There were puzzled faces around the room. “Well, it’s going to be whoever steps up,” said a voice from the back of the room.

“What if that person is not currently employed here, and you have to promote someone without the capability to be effective in those roles?”

“I guess we will have to go to the outside and recruit,” came another voice.

“And, when will you know you need to do that?” I pressed.

“Maybe, we should get a committee together in a couple of years to look into our succession planning,” said someone from the front.

“Not good enough,” I nodded. “I want to see a personnel plan from every manager, every year. A rolling plan one year out, three years out and five years out. Do we need new roles on the team, do we need to take some roles away? Which personnel are operating effectively, who needs a new challenge, who needs to be liberated to industry? What roles will be replaced by technology? What growth or contraction do we expect?

“You see, succession happens all over the organization. It’s not just top leadership. Your technicians become team leaders, your team leaders become supervisors, your supervisors become managers, your managers become executive managers. Succession happens at each level of work over time.

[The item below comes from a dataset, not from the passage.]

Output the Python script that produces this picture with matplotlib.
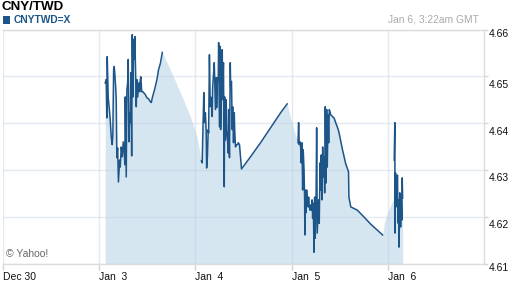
import numpy as np
import matplotlib
matplotlib.use('Agg')
import matplotlib.pyplot as plt
from matplotlib.patches import Rectangle
from matplotlib.transforms import offset_copy

plt.rcParams['font.family'] = ['Liberation Sans', 'DejaVu Sans']

# time = trading hours after Jan 3 00:00 GMT (weekend / holidays collapsed)
jan3_t = [1.5, 1.75, 1.9, 2.0, 2.25, 2.5, 2.75, 3.0, 3.25, 3.4, 3.6, 3.75, 3.9, 4.1, 4.25,
          4.4, 4.6, 4.8, 5.1, 5.25, 5.5, 5.75, 6.0, 6.25, 6.4, 6.5, 6.75, 6.9, 7.1, 7.25,
          7.4, 7.6, 7.75, 7.9, 8.1, 8.25, 8.4, 8.6, 8.75, 8.9, 9.1, 9.25, 9.4, 9.6, 9.75,
          9.9, 10.1, 10.25, 10.4, 10.6, 10.9, 11.5, 11.9, 12.3, 12.75, 13.0, 13.3, 13.8,
          14.4, 14.8, 15.25, 15.75]
jan3_v = [4.6486, 4.6493, 4.6411, 4.6542, 4.6454, 4.6433, 4.6407, 4.6371, 4.6354, 4.6375,
          4.6514, 4.6521, 4.6504, 4.6478, 4.6450, 4.6326, 4.6347, 4.6274, 4.6321, 4.6306,
          4.6349, 4.6328, 4.6360, 4.6336, 4.6311, 4.6456, 4.6285, 4.6471, 4.6486, 4.6536,
          4.6360, 4.6422, 4.6401, 4.6508, 4.6330, 4.6589, 4.6456, 4.6579, 4.6536, 4.6585,
          4.6499, 4.6435, 4.6493, 4.6456, 4.6471, 4.6486, 4.6467, 4.6493, 4.6499, 4.6467,
          4.6467, 4.6461, 4.6454, 4.6452, 4.6446, 4.6444, 4.6456, 4.6471, 4.6493, 4.6514,
          4.6527, 4.6551]

jan4_t = [25.5, 25.7, 25.8, 26.1, 26.3, 26.5, 26.7, 26.8, 27.0, 27.2, 27.3, 27.5, 27.7,
          27.8, 28.0, 28.2, 28.3, 28.5, 28.7, 28.8, 29.0, 29.2, 29.3, 29.5, 29.7, 29.8,
          30.0, 30.2, 30.3, 30.5, 30.7, 30.8, 31.0, 31.2, 31.3, 31.5, 31.7, 31.8, 32.0,
          32.2, 32.3, 32.5, 32.7, 32.8, 33.0, 33.2, 33.3, 33.5, 33.7, 33.8, 34.0, 34.2,
          34.5, 34.7, 35.0, 35.2, 35.5, 37.75, 40.25, 42.75, 45.25, 46.9]
jan4_v = [4.6319, 4.6315, 4.6358, 4.6465, 4.6401, 4.6422, 4.6379, 4.6304, 4.6328, 4.6386,
          4.6379, 4.6546, 4.6435, 4.6456, 4.6446, 4.6414, 4.6476, 4.6504, 4.6529, 4.6499,
          4.6429, 4.6497, 4.6433, 4.6497, 4.6493, 4.6572, 4.6392, 4.6564, 4.6386, 4.6486,
          4.6557, 4.6450, 4.6529, 4.6264, 4.6456, 4.6364, 4.6450, 4.6386, 4.6364, 4.6336,
          4.6429, 4.6326, 4.6529, 4.6478, 4.6489, 4.6386, 4.6435, 4.6358, 4.6422, 4.6386,
          4.6349, 4.6354, 4.6354, 4.6358, 4.6354, 4.6332, 4.6302, 4.6328, 4.6358, 4.6390,
          4.6422, 4.6441]

jan5_t = [49.6, 49.75, 49.9, 50.1, 50.25, 50.4, 50.6, 50.75, 50.9, 51.1, 51.25, 51.3, 51.4,
          51.6, 51.75, 51.9, 52.1, 52.25, 52.4, 52.6, 52.75, 52.9, 53.1, 53.25, 53.4, 53.6,
          53.75, 53.9, 54.1, 54.25, 54.4, 54.6, 54.75, 54.9, 55.1, 55.25, 55.4, 55.6, 55.75,
          55.9, 56.1, 56.25, 56.4, 56.6, 56.75, 56.9, 57.1, 57.25, 57.4, 57.6, 57.75, 58.2,
          58.6, 59.0, 59.4, 59.8, 60.7, 61.5, 62.2, 62.3, 62.75, 64.4, 66.1, 67.75, 69.4, 70.7]
jan5_v = [4.6358, 4.6401, 4.6354, 4.6360, 4.6349, 4.6315, 4.6358, 4.6257, 4.6343, 4.6300,
          4.6236, 4.6161, 4.6257, 4.6208, 4.6257, 4.6236, 4.6221, 4.6242, 4.6221, 4.6214,
          4.6225, 4.6214, 4.6236, 4.6197, 4.6229, 4.6124, 4.6242, 4.6154, 4.6236, 4.6390,
          4.6165, 4.6208, 4.6236, 4.6186, 4.6315, 4.6257, 4.6332, 4.6236, 4.6349, 4.6285,
          4.6328, 4.6251, 4.6435, 4.6272, 4.6429, 4.6306, 4.6418, 4.6358, 4.6429, 4.6424,
          4.6418, 4.6414, 4.6411, 4.6401, 4.6392, 4.6381, 4.6343, 4.6313, 4.6296, 4.6242,
          4.6221, 4.6214, 4.6199, 4.6184, 4.6171, 4.6161]

jan6_t = [73.6, 73.75, 73.8, 73.9, 74.1, 74.25, 74.4, 74.6, 74.75, 74.8, 75.0, 75.2, 75.3,
          75.5, 75.6, 75.7]
jan6_v = [4.6321, 4.6401, 4.6165, 4.6294, 4.6285, 4.6221, 4.6289, 4.6186, 4.6236, 4.6135,
          4.6251, 4.6178, 4.6246, 4.6193, 4.6283, 4.6240]

# stretches where only the shaded area is drawn (no line)
gap_t = [17.75, 20.25, 22.75, 24.4, 47.75, 48.6, 71.1, 71.9, 72.75, 73.4]
gap_v = [4.6514, 4.6465, 4.6414, 4.6371, 4.6411, 4.6386, 4.6186, 4.6208, 4.6225, 4.6236]

day_ticks = [-24, 0, 24, 48, 72]
day_labels = ['Dec 30', 'Jan  3', 'Jan  4', 'Jan  5', 'Jan  6']
price_ticks = [4.61, 4.62, 4.63, 4.64, 4.65, 4.66]

LINE = '#1d5589'
FILL = '#d6e6f1'

segs_t = [jan3_t, jan4_t, jan5_t, jan6_t]
segs_v = [jan3_v, jan4_v, jan5_v, jan6_v]
line_t, line_v = [], []
for t, v in zip(segs_t, segs_v):
    line_t += t + [np.nan]
    line_v += v + [np.nan]

fill_t = np.concatenate(segs_t + [gap_t])
fill_v = np.concatenate(segs_v + [gap_v])
order = np.argsort(fill_t)
fill_t, fill_v = fill_t[order], fill_v[order]

fig = plt.figure(figsize=(5.12, 2.88), dpi=100)
ax = fig.add_axes([3 / 512, 24.5 / 288, 481 / 512, 234 / 288])

ax.fill_between(fill_t, fill_v, 4.61, color=FILL, lw=0, zorder=1)
ax.plot(line_t, line_v, color=LINE, lw=1.1, zorder=2)

ax.set_xlim(-24, 96)
ax.set_ylim(4.61, 4.66)
ax.set_axisbelow('line')
ax.grid(True, color='#bccbda', alpha=0.4, lw=1)

ax.set_xticks(day_ticks, day_labels)
for lbl in ax.get_xticklabels():
    lbl.set_ha('left')
ax.tick_params(axis='x', length=4, width=1, color='#d5d5d5', pad=2,
               labelsize=7.5, labelcolor='#111111')

ax.set_yticks(price_ticks, [''] * len(price_ticks))
ax.tick_params(axis='y', left=False, right=True, length=3, width=1,
               color='#d5d5d5', labelleft=False, labelright=False)
for i, p in enumerate(price_ticks):
    dy = -4.5 if i in (0, len(price_ticks) - 1) else -8.5
    tr = offset_copy(ax.get_yaxis_transform(), fig=fig, x=5, y=dy, units='dots')
    ax.text(1.0, p, f'{p:.2f}', transform=tr, ha='left', va='center',
            fontsize=7.5, color='#111111')

ax.spines['left'].set_visible(False)
for s in ('top', 'bottom', 'right'):
    ax.spines[s].set_color('#dcdcdc')
    ax.spines[s].set_linewidth(1)

ax.text(0.006, 0.04, '\u00a9 Yahoo!', transform=ax.transAxes, fontsize=7.5,
        color='#666666', ha='left', va='center')

fig.text(2 / 512, 1 - 7 / 288, 'CNY/TWD', fontsize=9.6, fontweight='bold',
         ha='left', va='center', color='#000000')
fig.patches.append(Rectangle((2.7 / 512, 1 - 24 / 288), 7.5 / 512, 8 / 288,
                             transform=fig.transFigure, color=LINE, lw=0))
fig.text(13.3 / 512, 1 - 20 / 288, 'CNYTWD=X', fontsize=7.4, fontweight='bold',
         ha='left', va='center', color=LINE)
fig.text(479 / 512, 1 - 20 / 288, 'Jan 6, 3:22am GMT', fontsize=7.4,
         ha='right', va='center', color='#aaaaaa')

fig.savefig('out.png', dpi=100)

“Planning for what will happen is not nearly as important as planning for who will happen.”

The Real Constraint

“I admit it. I am struggling. I feel like I am trying to ride two horses at the same time. My boss wants me to take on more responsibility, but I still have all this other work to do. He says I need to let go, but I don’t know who to get to help me.” Rachel was moving up in the organization, but needed to identify someone on her staff as an emerging manager to fill in behind.

“Rachel, you say you want this new responsibility?” I waited. Though I knew her head would say yes. “Here is a big fat secret. You will never be able to move up in this organization until you have found someone to take over what you do.

“Everyone thinks you cannot move up until you have learned a new skill, but the real constraint is below. You cannot move up until you have identified a person to take over your current responsibilities. And once you find them, you have to train them and test them.

“One of your biggest responsibilities, as a manager, is to find and build a person as your replacement. And it doesn’t happen in a week. You have to be thinking two or three years to the future.”